Monk Barlaam (Монах Варлаам; secular name Gregory Stepanovich Shyshatsky, 12 March 1750, village Krasilovka, Kozeletskyy uezd, Chernigov province - 23 July 1820, Novgorod-Seversky) was a defrocked Archbishop of Mogilev and Vitebsk of the Russian Orthodox Church.

During the French invasion of Russia he was accused of taking a loyalty oath to Napoleon, forcing junior clergymen to do the same, celebrating Napoleon's birthday and saying prayers for Napoleon instead of the tsar's family. After a long trial by the Most Holy Synod, Varlaam was found guilty, stripped of the rank and confined to a monastery.

==Life==
Varlaam was born in Chernihiv Guberniya in the Malorossian family and studied first in the Pereiaslav Seminary, then in the Kiev Church Academy. As the best alumnus of the academy he was sent to Italy, but due to military activities there returned to Kiev. In 1787 Varlaam was sent to Poland to manage the Vilno Monastery of the Holy Spirit.
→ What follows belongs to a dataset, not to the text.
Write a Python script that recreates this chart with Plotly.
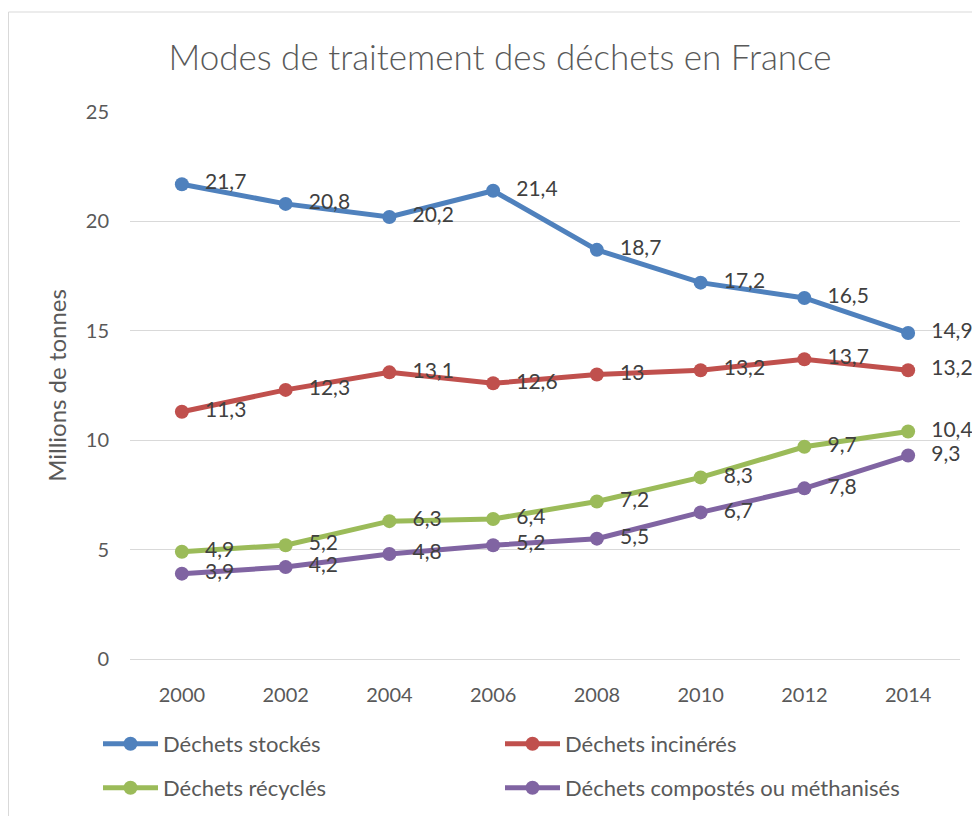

During the French invasion to the Russian Empire the Russian officials escaped, but clergymen stayed. On 25 July 1812, the Marshal of France Louis-Nicolas Davout ordered Archbishop Varlaam to induce the population to swear an allegiance oath to Napoleon. Varlaam had served a public service in the cathedral, which mentioned "the great-power sovereign, French Emperor and Italian King, the great Napoleon and his wife, the Empress and Queen Marie Louise". The Mogilev clergy, as well as the Smolensk ones, were then accused of collaboration with the French. On May 1, 1813, Varlaam was deprived of his church ranks and sent to the Novgorod-Seversky Monastery of Transfiguration, where he died.